Wednesday, February 24, 2010

A world banquet mixed just right - Vampire Weekend's 'Contra'

Every one seems to be listening to Vampire Weekend these days. And so, while I don’t like doing things just because they’re the done thing, I thought I should give them a listen and, sure enough, I discovered what a great listen they turned out to be, about five minutes after the tickets to both their upcoming Melbourne concerts sold out.

Still, their latest album, Contra, is good enough that listening to it over and over is at least going to be some consolation for not being able to see this really very interesting, highly polished, young American band live.

I want to focus here on Contra, Vampire Weekend’s second album, even though the general consensus seems to be that their first, self-titled, offering is their best. But I assume that Contra will be the main focus of their tour, and so it seems only apt that I punish myself properly for not being better organised, and spend some time here talking about how good this music is.

The music is, like I say, polished. It brings together the soft shuffling beats of South Africa, much as Paul Simon once did, into the more mainstream territory of modern soft rock, in a rather structured, planned kind of way, like an arranged marriage. You never get the impression here that the music’s different parts just somehow stumbled across one another on the street and decided to hook up and have babies. But it’s a marriage that turns out happily nonetheless, with partners who, with the right coaxing and cajoling, really seem to have been meant for one another all along.
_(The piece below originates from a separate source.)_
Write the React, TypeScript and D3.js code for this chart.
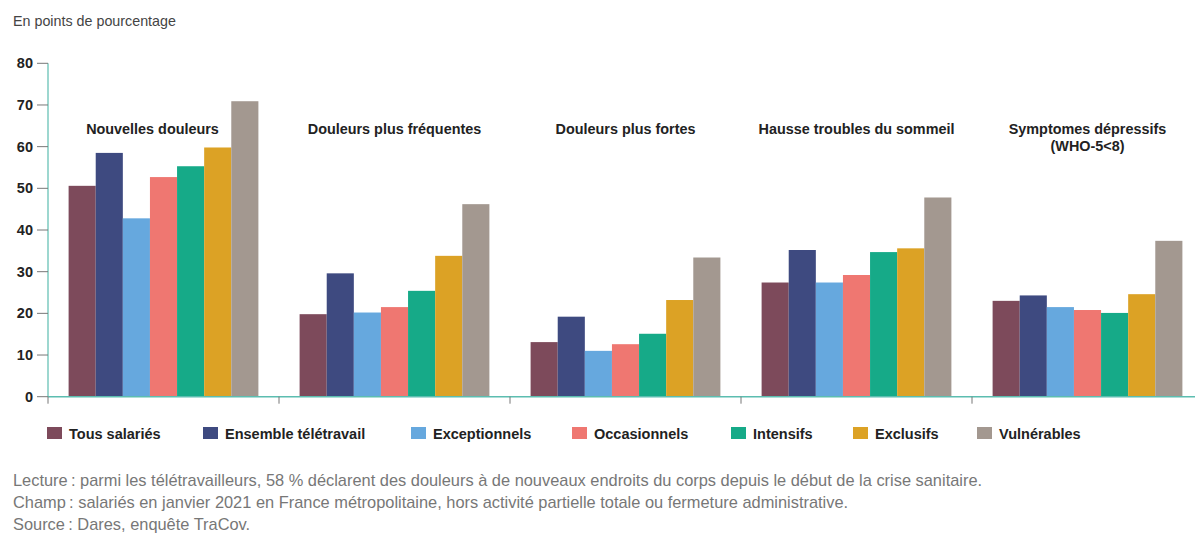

But it’s not just the coaxing and cajoling that have made things work. The bits of music that make up this marriage are well travelled and multiculturally aware and they bring a kaleidoscope of world experience to their union. There are bits of Latin American, and bits of South East Asia, and bits of India – musical flavours that are rich but never overpowering so, even when it’s all mixed together, you can taste each ingredient, even if sometimes in this panoramic context, you can’t quite put a name to it.

Right from the opening ‘Horchata’, with its swirling keyboards, and especially in the irresistible jive of ‘California English’, the music bounces and bubbles in fresh air and open spaces so that even the quieter moments, like the easy flowing ‘Taxi Club’, seem full of healthy energy.

‘Cousins’ is perhaps the closest Contra comes to sounding contrary but even there the ,music, with its frenetic drums pounding along, makes you feel more like going for a good run to let off steam than going out and shooting someone.

Vampire Weekend give us music that is always elaborate and carefully crafted, where guitars and hand drums and piano and harpsichord and strings and an assortment of percussion from pretty well every corner of the globe are all there, playing their part, adding just the right shade of just the right colour at just the right time.

By time you have finished listening to Contra – and it closes, as you might expect it to, in just the right way, with the beautifully reflective ‘I Think Ur a Contra’, its cello putting you to rest like sunset – you feel you have had one of those happy, healthy days, full of energy and life and colour: one of those days you always treasure, ahead of one of those blissful sleeps you never remember.

Many thanks to Tess for her enthusiastic advocacy of Vampire Weekend. I may have missed out on a ticket to the gig, but I’ll be bopping along just as much, just the same.